Leurs compères de la NUPES avaient retiré le reste de leurs amendements (déjà initialement beaucoup moins nombreux : écologistes 2 300, socialistes 1 400 et communistes 1 160) le jeudi afin de pouvoir atteindre et discuter l’article 7. LFI a daigné retirer, caricaturalement et symboliquement, 1 000 amendements, en laissant près de 8 000 à examiner.

Il faut se souvenir que début 2020, avant le confinement, un projet de  régime  universel de retraite par points avait été discuté à l’Assemblée nationale et que les 23 000 amendements déposés par la France Insoumise (qui ne comptait pourtant que 17 députés !) avaient déjà embourbé le débat conduisant le gouvernement à dégainer l’article 49-3.  Le temps dévolu au débat n’est pas une cause ; la volonté d’obstruction de La France Insoumise et la photocopie en chaîne de projets d’amendements stéréotypés si !

Le gouvernement a sans doute été maladroit dans son argumentation. Les dizaines de milliards de profits  inédits et les dividendes insolents annoncés à la Bourse n’ont certes pas facilités les annonces douloureuses sur le recul de l’âge de la retraite (les salariés CGT du Pétrole qui vont se gaver de dividendes s’ils ont eu le mauvais goût d’acheter des actions de leurs entreprises, ont déjà annoncé leur volonté de bloquer le pays).  
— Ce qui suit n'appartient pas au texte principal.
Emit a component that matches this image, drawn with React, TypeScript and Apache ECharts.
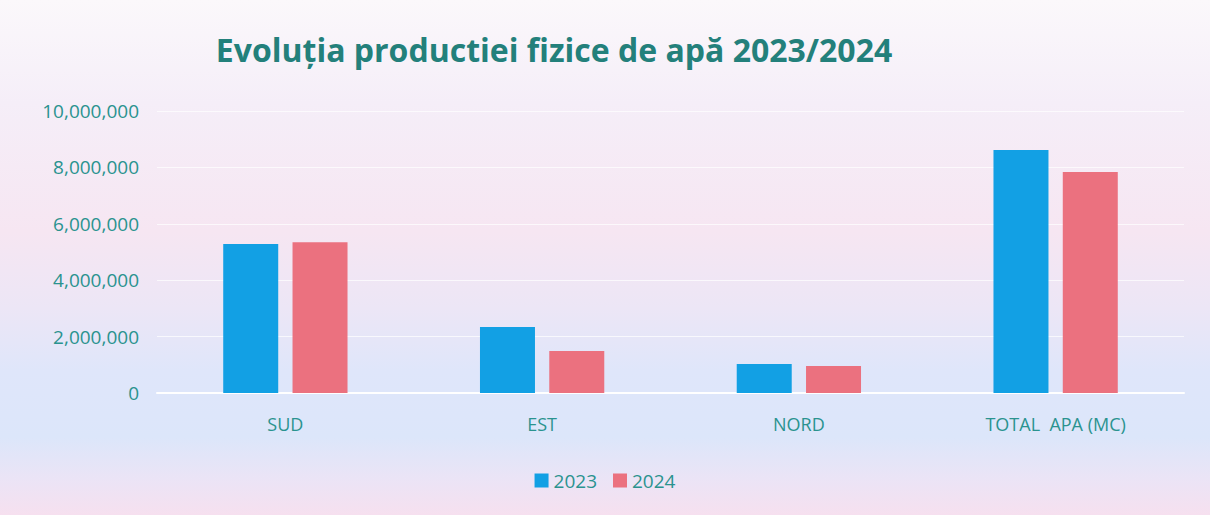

Le projet de loi est dans doute perfectible, mais exiger comme Monsieur Pradié (député Les Républicains du Lot aux ambitions personnelles démesurées) que chaque cas particulier soit prévu dans la loi est la négation du caractère général de celles-ci.

Le sujet est de stabiliser, voire de baisser la part de Produit Intérieur Brut (PIB) que notre pays consacre aux pensions (déjà une des plus élevée d’Europe). Ces ressources économisées pourront utilement, si elles sont bien employées, être attribuées à des secteurs d’avenir : Innovation, Éducation, Recherche,… Le vrai débat de société est là : le reste n’est que populisme.
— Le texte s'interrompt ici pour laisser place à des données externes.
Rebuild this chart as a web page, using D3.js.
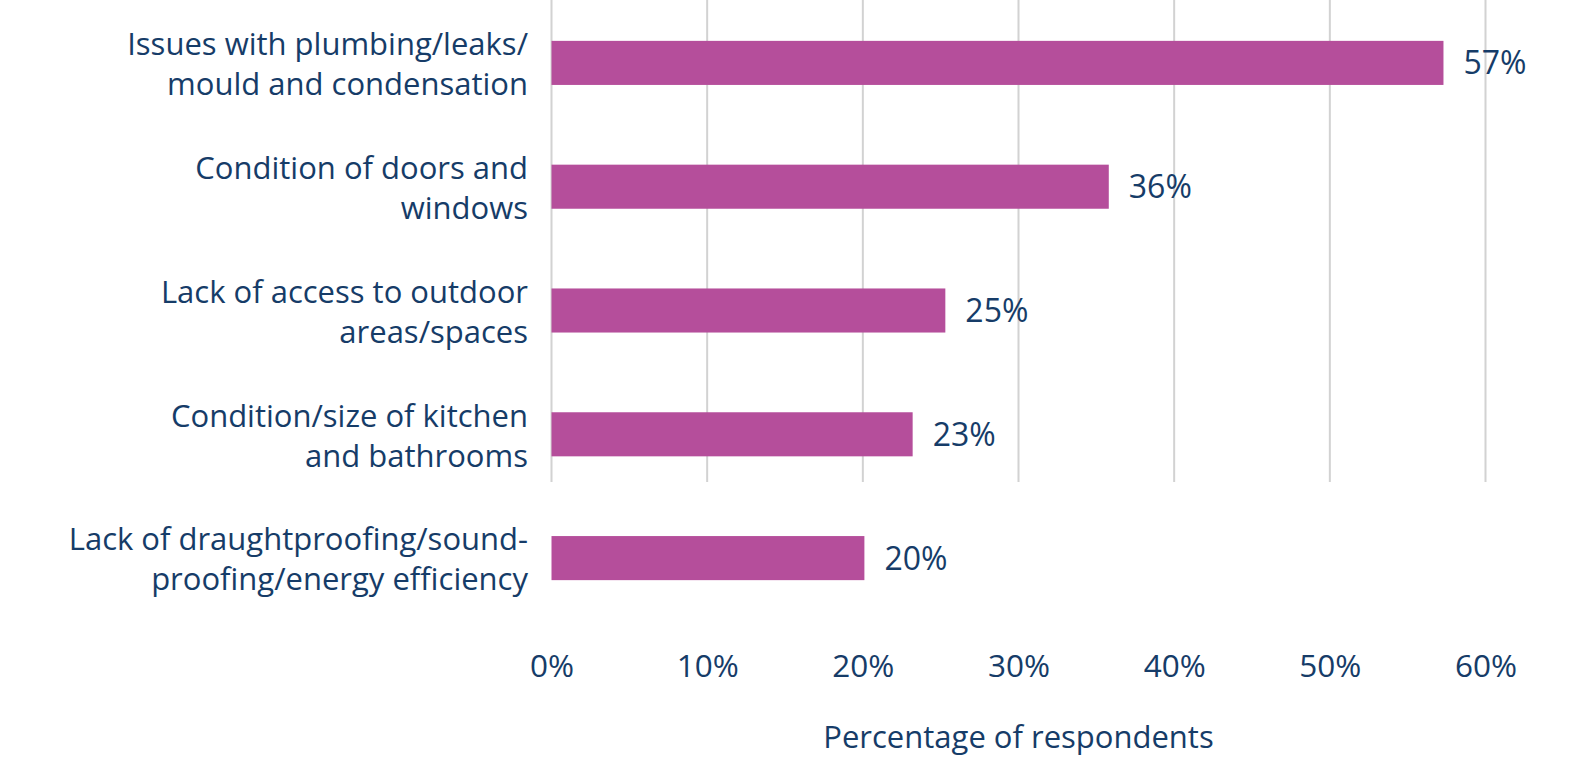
<!DOCTYPE html>
<html>
<head>
<meta charset="utf-8">
<script src="https://cdn.jsdelivr.net/npm/d3@7"></script>
<style>
  body { margin: 0; background: #fff; }
  text { font-family: "Open Sans", sans-serif; fill: #163c68; }
</style>
</head>
<body>
<div id="chart"></div>
<script>
// Chart data
var categories = [
  ["Issues with plumbing/leaks/", "mould and condensation"],
  ["Condition of doors and", "windows"],
  ["Lack of access to outdoor", "areas/spaces"],
  ["Condition/size of kitchen", "and bathrooms"],
  ["Lack of draughtproofing/sound-", "proofing/energy efficiency"]
];
var values = [57.3, 35.8, 25.3, 23.2, 20.1];
var valueLabels = ["57%", "36%", "25%", "23%", "20%"];
var ticks = [0, 10, 20, 30, 40, 50, 60];

// SVG specs
var svgWidth = 1591;
var svgHeight = 764;

var svg = d3.select("#chart")
  .append("svg")
  .attr("width", svgWidth)
  .attr("height", svgHeight);

var keys = categories.map(function(c, i) { return i; });

// Scales
var xScale = d3.scaleLinear()
  .domain([0, 60])
  .range([551.5, 1485.5]);

var yScale = d3.scaleBand()
  .domain(keys)
  .range([1, 620])
  .paddingInner(0.644)
  .paddingOuter(0.322);

// Gridlines
svg.append("g")
  .selectAll("line")
  .data(ticks)
  .enter()
  .append("line")
  .attr("x1", d => xScale(d))
  .attr("x2", d => xScale(d))
  .attr("y1", 0)
  .attr("y2", 482)
  .attr("stroke", "#d2d2d2")
  .attr("stroke-width", 2);

// Bars
svg.append("g")
  .selectAll("rect")
  .data(values)
  .enter()
  .append("rect")
  .attr("x", xScale(0))
  .attr("y", (d, i) => yScale(i))
  .attr("width", d => xScale(d) - xScale(0))
  .attr("height", yScale.bandwidth())
  .attr("fill", "#b54e9b");

// Value labels
svg.append("g")
  .selectAll("text")
  .data(values)
  .enter()
  .append("text")
  .attr("x", d => xScale(d) + 20)
  .attr("y", (d, i) => yScale(i) + yScale.bandwidth() / 2 + 11.5)
  .attr("font-size", "32px")
  .text((d, i) => valueLabels[i]);

// Category labels (two lines each)
var catGroup = svg.append("g")
  .selectAll("text")
  .data(categories)
  .enter()
  .append("text")
  .attr("text-anchor", "end")
  .attr("font-size", "31px")
  .attr("y", (d, i) => yScale(i) + yScale.bandwidth() / 2);

catGroup.selectAll("tspan")
  .data(d => d)
  .enter()
  .append("tspan")
  .attr("x", 528)
  .attr("dy", (d, j) => j === 0 ? -7.7 : 40)
  .text(d => d);

// X axis tick labels
var xAxis = d3.axisBottom(xScale)
  .tickValues(ticks)
  .tickSize(0)
  .tickPadding(0)
  .tickFormat(d => d + "%");

svg.append("g")
  .attr("transform", "translate(0, 655)")
  .call(xAxis)
  .call(g => g.select(".domain").remove())
  .selectAll("text")
  .attr("font-size", "31.5px")
  .attr("fill", "#163c68")
  .attr("dy", "0.71em")
  .style("font-family", "'Open Sans', sans-serif");

// Axis title
svg.append("text")
  .attr("x", (xScale(0) + xScale(60)) / 2)
  .attr("y", 748)
  .attr("text-anchor", "middle")
  .attr("font-size", "31px")
  .text("Percentage of respondents");
</script>
</body>
</html>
Ce qui est très inquiétant c’est la dérive de Jean-Luc Mélenchon, pré-retraité de La France Insoumise qui est comme ces patrons capitalistes atteints par la limite d’âge qui ne se résignent pas à passer la main et continuent à fourrer leur nez dans la gouvernance de leur ancienne entreprise.

Mélenchon ne croit plus en la démocratie et mise sur une révolution pour mettre la main sur le Pays et imposer ses idées, sans contradiction. Il suffit de voir comment il a réorganisé la gouvernance de son usine à gaz (pardon : de son mouvement gazeux) en favorisant des jeunes obligés et en écartant des historiques, plus démocrates que lui. Son projet s’appelle Démocrature !

Il suffit de voir comment il a fait torpiller l’examen du projet de loi sur le report de l’âge du départ en retraite afin de miser sur les manifestations et le blocage du pays. Les leaders syndicaux sont en total désaccord avec sa tactique aventuriste. Le Rassemblement National qui se garde bien de s’engager dans le débat et attend patiemment de tirer les marrons du feu allumé par La France Insoumise, se frotte les mains silencieusement dans la coulisse.